Advanced Techniques and Best Practices

Building a truly great automotive app requires moving beyond the basics and adopting robust, defensive programming strategies.

Discovering Vehicle Capabilities Dynamically

Never assume a property is available. Different trims, models, and years of the same car may have different capabilities. Before using a property, you should query the system to see if it exists and what its configuration is.

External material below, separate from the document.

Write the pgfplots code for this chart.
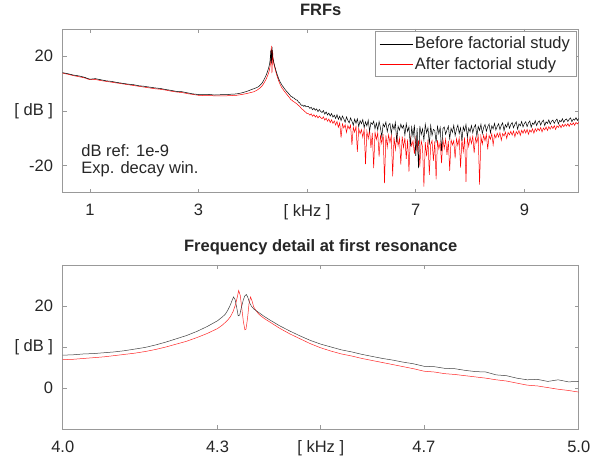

private void checkAllProperties() {
    if (mCarPropertyManager == null) return;
    try {
        List<CarPropertyConfig> propertyList = mCarPropertyManager.getPropertyList();
        for (CarPropertyConfig config : propertyList) {
            Log.d(TAG, "Available Property: " + 
                VehiclePropertyIds.toString(config.getPropertyId()) + 
                " | Access: " + config.getAccess() +
                " | Change Mode: " + config.getChangeMode());
        }
    } catch (CarNotConnectedException e) {
        Log.e(TAG, "Car not connected.", e);
    }
}

Your application should be designed to gracefully degrade. If a feature in your app depends on the seat heater property, and that property doesn't exist on the vehicle, the UI for that feature should be hidden or disabled, not crash.

Threading Considerations

All CarPropertyEventCallback methods are invoked on your application's main thread (UI thread). This is convenient for simple UI updates. However, if you need to perform any long-running operations in response to a property change (e.g., database writes, network requests, complex calculations), you must dispatch that work to a background thread. Failure to do so will block the UI thread, leading to a frozen interface and an "Application Not Responding" (ANR) error.

Testing with the Emulator

The Android Automotive OS emulator is an indispensable tool. It provides a full-featured VHAL simulation. You can use the Extended Controls panel (the three dots in the emulator menu) to access the "Car data" screen. From there, you can manually change values for speed, gear, temperature, and more, which will trigger the corresponding events in your running application. This allows for comprehensive testing without needing physical access to a vehicle.

Conclusion

The CarPropertyManager is more than just an API; it's a gateway to creating deeply integrated, context-aware applications that feel like a natural part of the vehicle. By understanding its underlying architecture, mastering both synchronous and asynchronous access patterns, and embracing defensive programming through capability discovery and robust lifecycle management, developers can unlock the full potential of Android Automotive OS. The ability to read sensor data, control cabin features, and react to the vehicle's state in real-time empowers you to build experiences that are safer, more convenient, and more enjoyable for the driver and passengers alike.